Climate Adapted Plants for Gardeners in the PNW
Rare perennial Siskiyou Inside-out-Flower is a much more drought tolerant version of our locally native Vancouveria hexandra (Inside out flower). This yellow flowered species tolerates extreme dry shade and colonizes even compacted dry soils to create a handsome ground cover. The delicate looking interestingly shaped leaves create a soft mound of shapes in cool green and edged slightly in red. In April-June 20″ wiry spikes suspend small downward pointing flowers- they appear to float above the foliage reminding me of a group of fireflies. (Wish we had those). Mostly evergreen if temperatures stay above about 15ºF. Basically this is our version of Epimedium (to which it is related) but with more tolerance for summer drought. To 8″ tall and spreading to several feet wide in richer, moisture retentive soil. Light summer water increases growth. This is an extraordinarily elegant native that should find a happy home in gardens too. Part shade to full shade. Not bothered by pests. Excellent perennial under large shrubs or within tree roots. In the wild it is the understory plant to Arctostaphylos, Rhododendron, Vaccinium, Notholithocarpus densiflorus var. echinoides. Associate perennials were Oxalis oreganus and Mianthemum as well as viola semperivrens- Redwood violet. Easy community to replicate in your garden. Oregon native plant.

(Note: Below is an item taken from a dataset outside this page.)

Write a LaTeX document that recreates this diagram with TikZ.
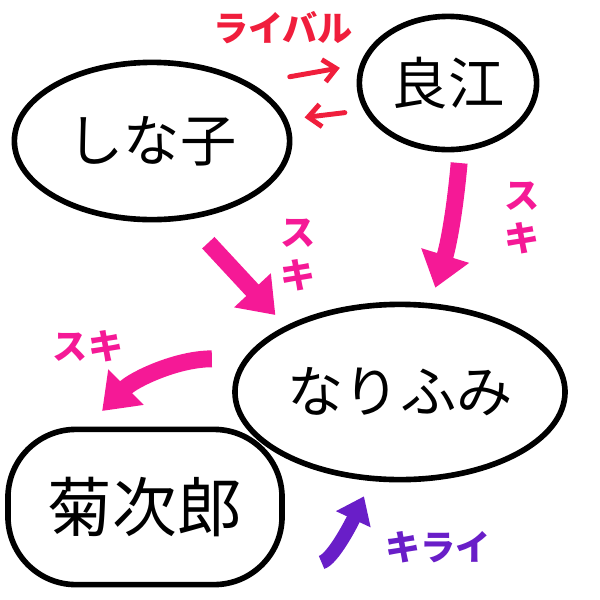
\documentclass[tikz,border=0pt]{standalone}
\usepackage{fontspec}
\newfontfamily\jpfont{Noto Sans CJK JP}
\usepackage{tikz}
\usetikzlibrary{arrows.meta,positioning,shapes.geometric}

\definecolor{sukipink}{RGB}{245,25,150}
\definecolor{rivalred}{RGB}{240,30,60}
\definecolor{kiraiviolet}{RGB}{105,30,200}

\begin{document}
\begin{tikzpicture}[
    x=0.025cm, y=-0.025cm,
    font=\jpfont,
    person/.style={draw, line width=4pt, ellipse, inner sep=0pt, font=\jpfont\fontsize{40}{44}\selectfont},
    tag/.style={align=center, font=\jpfont\bfseries\fontsize{25}{30}\selectfont},
    rival/.style={draw=rivalred, line width=3.5pt, line cap=round, -{Straight Barb[length=9pt,width=16pt]}},
    like/.style={draw=sukipink, line width=12pt, -{Triangle[length=24pt,width=34pt]}},
    hate/.style={draw=kiraiviolet, line width=10pt, -{Triangle[length=18pt,width=26pt]}}
  ]
  \useasboundingbox (0,0) rectangle (600,600);

  % people
  \node[person, minimum width=6.88cm, minimum height=3.93cm] (shina) at (152,141) {しな子};
  \node[person, minimum width=4.43cm, minimum height=3.33cm] (yoshie) at (448,83) {良江};
  \node[person, minimum width=8.25cm, minimum height=4.38cm] (nari) at (400,392) {なりふみ};
  \node[person, rectangle, rounded corners=1.7cm, minimum width=6.85cm, minimum height=3.88cm,
        font=\jpfont\fontsize{46}{50}\selectfont] (kiku) at (145,507) {菊次郎};

  % labels
  \node[tag, text=rivalred] (rivallbl) at (283,28) {ライバル};
  \node[tag, text=sukipink] (sukia) at (298,255) {ス\\キ};
  \node[tag, text=sukipink] (sukib) at (522,218) {ス\\キ};
  \node[tag, text=sukipink] (sukic) at (88,346) {スキ};
  \node[tag, text=kiraiviolet] (kirailbl) at (438,547) {キライ};

  \draw[rival, shorten <=0.97cm, shorten >=0.51cm] (shina.30) -- (yoshie.168);
  \draw[rival, shorten <=0.48cm, shorten >=0.43cm] (yoshie.198) -- (shina.9);
  \draw[like, shorten <=0.78cm, shorten >=0.37cm] (shina.-66) -- (nari.150);
  \draw[like, shorten <=0.28cm, shorten >=0.4cm] (yoshie.-80) to[bend left=6] (nari.71);
  \draw[like, shorten <=0.8cm, shorten >=0.55cm] (nari.168) to[out=180,in=45] (kiku.126);
  \draw[hate, shorten <=0.95cm, shorten >=0.42cm] (kiku.-25) to[out=15,in=-115] (nari.-108);
\end{tikzpicture}
\end{document}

Turkish speedwell is an excellent low water creeping ground cover that performs wonderfully in our climate. Flush with the ground this evergreen creeps in well drained average to enriched soil to several feet wide in several seasons. In April to May carpets of sky blue flowers obscure the entire plant. Very pretty. Roots as it grows, excellent for erosion control on a small scale on steep slopes. Regular summer water speeds growth but once established it takes summer drought very well. Full sun to the very lightest shade. Dies out in compacted soils- make sure to double dig the area around where it is to go to incorporate oxygen in the soil. For tired plantings simple overspread compost on top of it and let it settle between the leaves in early spring. Easy to grow hardy little ground cover. Moderate deer resistance.
Yerba de Selva or whipple vine, a wonderful small scale evergreen native ground cover. Related to Hydrangeas but this trailer is actually very droughtadapted.e In late spring clouds of small white flowers , Scrambling plant to about 8″ tall and 2′ wide. Full sun to considerable shade. From Portland south this is a common understory component of the herb field. It grew happily in our back 40 where I grew up. There it made pretty scrambling patches between Vancouveria, snow berry and hairy honeysuckle. Often you would see our native columbine ( Aquilegia formosa) as an associate. Its very drought adapted when established but it improves with a few soaks over summer- never perpetually wet and never hot and wet. Otherwise an easy native that should be grown a lot more. For use as a small scale ground cover plant on 10″ centers. It will also gracefully trail over rockeries and walls. Butterflies adore the flowers. Competes well with invasives. Some deer resistance. It may be cut back in early spring to refresh. Once native in the Portland city limits. This is a great native understory for Arctostaphylos, which is frequently seen in the wild. Oregon native plant.